Most of the effects of thyroid hormones are mediated by thyroid hormone receptors (TRs). TRs belong to the family of nuclear receptors, like those of the steroid hormones. Nuclear receptors function as hormone-activated transcription factors and thereby act by modulating gene expression. TRs bind to short, repeated sequences of DNA in the thyroid hormone-responsive genes, called thyroid hormone response elements (TREs). In contrast to steroid hormone receptors, TRs bind TREs in the absence of hormone, usually leading to transcriptional repression. Hormone binding is associated with a conformational change in the receptor causing it to function as a transcriptional activator. As in other vertebrates, two TR-genes have been identified in chicken, TRα and TRβ, giving rise to three different TR-transcripts (TRα, TRβ0 and TRβ2).

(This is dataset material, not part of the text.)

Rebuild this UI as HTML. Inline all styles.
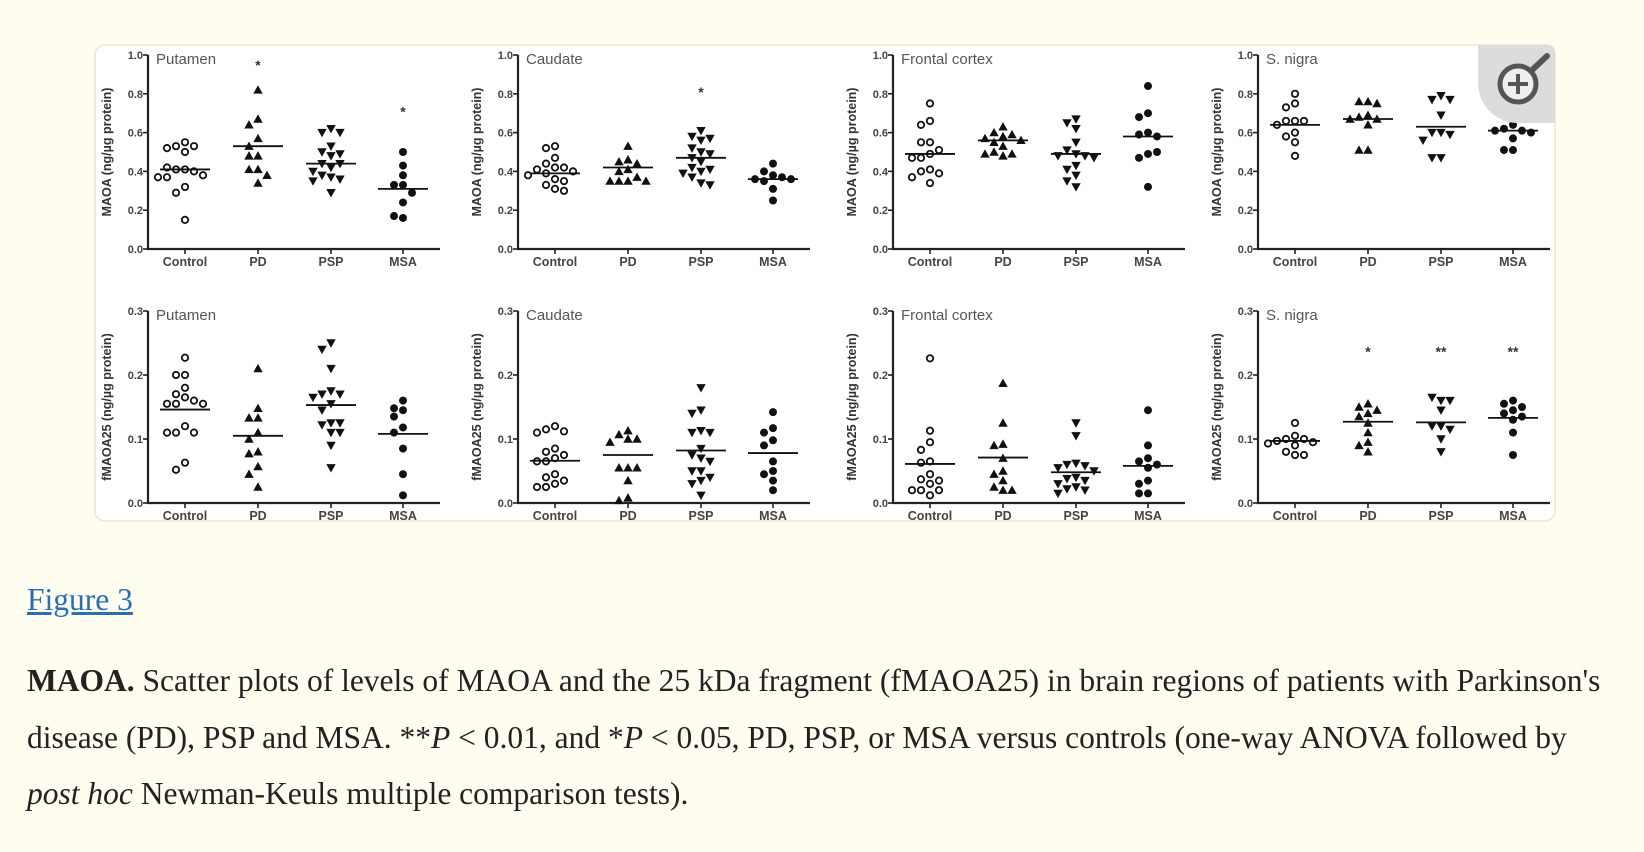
<!DOCTYPE html>
<html><head><meta charset="utf-8">
<style>
html,body{margin:0;padding:0;background:#fffcf0;width:1644px;height:852px;overflow:hidden}
#fig{position:absolute;left:0;top:0}
.cap{position:absolute;left:27px;font-family:"Liberation Serif",serif;font-size:31.5px;color:#222;white-space:nowrap;line-height:34px}
#figlink{position:absolute;left:27px;top:583px;font-family:"Liberation Serif",serif;font-size:31.5px;color:#2a6fb0;text-decoration:underline;line-height:34px}
</style></head><body>
<svg id="fig" width="1644" height="560" xmlns="http://www.w3.org/2000/svg">
<rect x="95" y="45" width="1460" height="476" rx="10" fill="#fff" stroke="#f5e2d0" stroke-width="1.5"/>
<g id="plots"></g>
<g>
<path d="M1478 45 H1548 A7 7 0 0 1 1555 52 V123 H1518 A40 40 0 0 1 1478 83 Z" fill="#dcdcdc"/>
<line x1="1530" y1="72" x2="1547" y2="56" stroke="#555" stroke-width="6" stroke-linecap="round"/>
<circle cx="1518" cy="84" r="18" fill="#eee" stroke="#555" stroke-width="5"/>
<line x1="1508" y1="84" x2="1528" y2="84" stroke="#555" stroke-width="4"/>
<line x1="1518" y1="74" x2="1518" y2="94" stroke="#555" stroke-width="4"/>
</g>
</svg>
<a id="figlink" href="#">Figure 3</a>
<div class="cap" style="top:664px"><b>MAOA.</b> Scatter plots of levels of MAOA and the 25 kDa fragment (fMAOA25) in brain regions of patients with Parkinson's</div>
<div class="cap" style="top:721px">disease (PD), PSP and MSA. **<i>P</i> &lt; 0.01, and *<i>P</i> &lt; 0.05, PD, PSP, or MSA versus controls (one-way ANOVA followed by</div>
<div class="cap" style="top:777px"><i>post hoc</i> Newman-Keuls multiple comparison tests).</div>
<script>
const categories=["Control","PD","PSP","MSA"];
const regions=["Putamen","Caudate","Frontal cortex","S. nigra"];
// top row: MAOA
const maoaPutamen=[[0.55,0.53,0.53,0.52,0.50,0.41,0.41,0.40,0.42,0.38,0.37,0.37,0.32,0.29,0.15],[0.82,0.67,0.64,0.57,0.53,0.48,0.48,0.41,0.41,0.38,0.34],[0.62,0.60,0.60,0.53,0.50,0.49,0.48,0.44,0.44,0.42,0.40,0.38,0.37,0.36,0.35,0.29],[0.50,0.43,0.38,0.33,0.33,0.29,0.24,0.16,0.17]];
const maoaCaudate=[[0.53,0.52,0.47,0.44,0.42,0.42,0.41,0.40,0.39,0.38,0.36,0.35,0.33,0.31,0.30],[0.53,0.46,0.45,0.44,0.41,0.40,0.37,0.35,0.35,0.35,0.35],[0.61,0.58,0.57,0.56,0.52,0.50,0.49,0.47,0.45,0.42,0.41,0.40,0.39,0.37,0.34,0.33],[0.44,0.40,0.38,0.37,0.36,0.36,0.35,0.31,0.25]];
const maoaFrontal=[[0.75,0.66,0.64,0.55,0.55,0.51,0.49,0.47,0.47,0.41,0.40,0.39,0.37,0.34],[0.63,0.60,0.59,0.58,0.57,0.56,0.55,0.53,0.50,0.49,0.49,0.48],[0.67,0.65,0.62,0.55,0.51,0.49,0.48,0.48,0.47,0.43,0.41,0.38,0.35,0.32],[0.84,0.70,0.68,0.60,0.59,0.58,0.49,0.47,0.50,0.32]];
const maoaNigra=[[0.80,0.75,0.73,0.66,0.66,0.66,0.64,0.60,0.58,0.55,0.48],[0.76,0.76,0.75,0.69,0.68,0.67,0.67,0.64,0.51,0.51],[0.79,0.77,0.77,0.69,0.60,0.60,0.59,0.56,0.47,0.47],[0.64,0.62,0.61,0.61,0.60,0.57,0.51,0.51]];
const maoaMeans=[[0.41,0.53,0.44,0.31],[0.39,0.42,0.47,0.36],[0.49,0.56,0.49,0.58],[0.64,0.67,0.63,0.61]];
const maoaStars=[["","*","","*"],["","","*",""],["","","",""],["","","",""]];
const maoaStarY=[[0,0.96,0,0.72],[0,0,0.82,0],[0,0,0,0],[0,0,0,0]];
const maoaTicks=["0.0","0.2","0.4","0.6","0.8","1.0"];
// bottom row: fMAOA25
const fPutamen=[[0.227,0.20,0.20,0.18,0.17,0.165,0.16,0.155,0.155,0.155,0.12,0.11,0.11,0.11,0.063,0.052],[0.21,0.148,0.133,0.133,0.11,0.10,0.08,0.077,0.057,0.045,0.025],[0.25,0.24,0.21,0.175,0.17,0.17,0.165,0.155,0.145,0.125,0.122,0.125,0.11,0.11,0.09,0.055],[0.16,0.148,0.145,0.135,0.118,0.11,0.085,0.045,0.012]];
const fCaudate=[[0.12,0.115,0.112,0.11,0.085,0.08,0.075,0.07,0.065,0.065,0.045,0.04,0.035,0.03,0.025,0.025],[0.113,0.107,0.10,0.10,0.095,0.055,0.055,0.055,0.035,0.008,0.004],[0.18,0.145,0.14,0.113,0.11,0.11,0.085,0.075,0.07,0.065,0.05,0.05,0.04,0.035,0.03,0.012],[0.142,0.117,0.11,0.098,0.09,0.065,0.05,0.045,0.035,0.02]];
const fFrontal=[[0.226,0.113,0.095,0.083,0.065,0.063,0.045,0.037,0.035,0.03,0.02,0.02,0.02,0.012],[0.187,0.125,0.092,0.09,0.07,0.05,0.045,0.035,0.025,0.02,0.02],[0.125,0.105,0.062,0.06,0.058,0.055,0.05,0.04,0.038,0.035,0.03,0.025,0.022,0.02,0.015],[0.145,0.09,0.07,0.065,0.06,0.055,0.035,0.03,0.015,0.015]];
const fNigra=[[0.125,0.105,0.10,0.10,0.097,0.095,0.093,0.09,0.08,0.075,0.075],[0.155,0.15,0.145,0.14,0.135,0.125,0.11,0.095,0.09,0.08],[0.16,0.165,0.16,0.145,0.12,0.12,0.115,0.10,0.08],[0.16,0.155,0.15,0.145,0.14,0.135,0.13,0.11,0.075]];
const fMeans=[[0.146,0.105,0.153,0.108],[0.066,0.075,0.082,0.078],[0.061,0.071,0.048,0.058],[0.097,0.127,0.126,0.133]];
const fStars=[["","","",""],["","","",""],["","","",""],["","*","**","**"]];
const fStarY=[[0,0,0,0],[0,0,0,0],[0,0,0,0],[0,0.24,0.24,0.24]];
const fTicks=["0.0","0.1","0.2","0.3"];

const NS="http://www.w3.org/2000/svg";
const root=document.getElementById('plots');
function mk(tag,attrs,parent){const e=document.createElementNS(NS,tag);for(const k in attrs)e.setAttribute(k,attrs[k]);(parent||root).appendChild(e);return e;}
const axisX=[148,518,893,1258];
const catOff=[37,110,183,255];
const rows=[
 {data:[maoaPutamen,maoaCaudate,maoaFrontal,maoaNigra],means:maoaMeans,stars:maoaStars,starY:maoaStarY,ticks:maoaTicks,max:1.0,y0:249,h:194,title:"MAOA (ng/\u00b5g protein)",name:"maoa"},
 {data:[fPutamen,fCaudate,fFrontal,fNigra],means:fMeans,stars:fStars,starY:fStarY,ticks:fTicks,max:0.3,y0:503,h:192,title:"fMAOA25 (ng/\u00b5g protein)",name:"fmaoa25"}];
function marker(g,shape,cx,cy){
 const s=4.2;let e;
 if(shape===0){e=mk('circle',{cx:cx,cy:cy,r:3.2,fill:'#fff',stroke:'#111','stroke-width':1.8},g);}
 else if(shape===1){e=mk('polygon',{points:`${cx},${cy-s-0.5} ${cx-s-0.5},${cy+s-0.5} ${cx+s+0.5},${cy+s-0.5}`,fill:'#111'},g);}
 else if(shape===2){e=mk('polygon',{points:`${cx-s-0.5},${cy-s+0.5} ${cx+s+0.5},${cy-s+0.5} ${cx},${cy+s+0.5}`,fill:'#111'},g);}
 else {e=mk('circle',{cx:cx,cy:cy,r:4,fill:'#111'},g);}
 return e;
}
rows.forEach((row,ri)=>{
 const ys=v=>row.y0-v/row.max*row.h;
 row.data.forEach((groups,pi)=>{
  const ax=axisX[pi];
  const g=mk('g',{});
  
  
  const xs=ci=>ax+catOff[ci];
  const ya=mk('line',{x1:ax,y1:ys(row.max),x2:ax,y2:row.y0+1,stroke:'#222','stroke-width':2.2},g);
  
  
  const xa=mk('line',{x1:ax-1,y1:row.y0,x2:ax+292,y2:row.y0,stroke:'#222','stroke-width':2.2},g);
  
  
  row.ticks.forEach(t=>{
   const y=ys(parseFloat(t));
   mk('line',{x1:ax-5,y1:y,x2:ax,y2:y,stroke:'#222','stroke-width':1.6},g);
   const tl=mk('text',{x:ax-5,y:y+4,'text-anchor':'end','font-family':'Liberation Sans, sans-serif','font-size':11,'font-weight':'bold',fill:'#444'},g);
   tl.textContent=t;
   
   
  });
  const yt=mk('text',{x:0,y:0,transform:`translate(${ax-37},${row.y0-row.h/2}) rotate(-90)`,'text-anchor':'middle','font-family':'Liberation Sans, sans-serif','font-size':12.5,'font-weight':'bold',fill:'#333'},g);
  yt.textContent=row.title;
  
  
  const pt=mk('text',{x:ax+8,y:ys(row.max)+9,'font-family':'Liberation Sans, sans-serif','font-size':15,fill:'#555'},g);
  pt.textContent=regions[pi];
  
  
  categories.forEach((c,ci)=>{
   mk('line',{x1:xs(ci),y1:row.y0,x2:xs(ci),y2:row.y0+5,stroke:'#222','stroke-width':1.6},g);
   const cl=mk('text',{x:xs(ci),y:row.y0+17,'text-anchor':'middle','font-family':'Liberation Sans, sans-serif','font-size':12.5,'font-weight':'bold',fill:'#444'},g);
   cl.textContent=c;
   
   
   const vals=groups[ci];const placed=[];
   const offs=[0,-9,9,-18,18,-27,27,-36,36];
   vals.forEach(v=>{
    const y=ys(v);
    let dx=0;
    for(const o of offs){ if(!placed.some(p=>Math.abs(p.y-y)<8&&Math.abs(p.dx-o)<8)){dx=o;break;} }
    placed.push({y:y,dx:dx});
    const m=marker(g,ci,xs(ci)+dx,y);
    
    
   });
   const mean=row.means[pi][ci];
   const ml=mk('line',{x1:xs(ci)-25,y1:ys(mean),x2:xs(ci)+25,y2:ys(mean),stroke:'#111','stroke-width':1.8},g);
   
   
   const st=row.stars[pi][ci];
   if(st){
    const s=mk('text',{x:xs(ci),y:ys(row.starY[pi][ci])+7,'text-anchor':'middle','font-family':'Liberation Sans, sans-serif','font-size':14,'font-weight':'bold',fill:'#333'},g);
    s.textContent=st;
    
    
   }
  });
 });
});
</script>
</body></html>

The two most important thyroid hormones (THs) are thyroxine or T4 and 3,5,3’-triiodothyronine or T3. While the latter has a higher affinity for the receptors, the thyroid secretes mainly T4 which is therefore considered to be a prohormone. T4 is activated by conversion to T3 by the removal of one iodine atom of the outer phenolic ring, a process that is carried out mainly in the peripheral tissues by enzymes called iodothyronine deiodinases. These enzymes are also responsible for the inactivation of T4 or T3 to either reverse T3 (rT3) or T2 respectively, by outer ring deiodination. Three different types of deiodinases have been identified: D1 with both activating and inactivating properties, D2 with only an activating function, and D3 which exclusively inactivates thyroid hormones. The final amount of bioactive T3 available within each cell is determined by the delicate interaction between these activating and inactivating enzymes, in collaboration with different thyroid hormone transporters which are located in the cell membrane and facilitate entrance and exit of T4, T3 and their metabolites.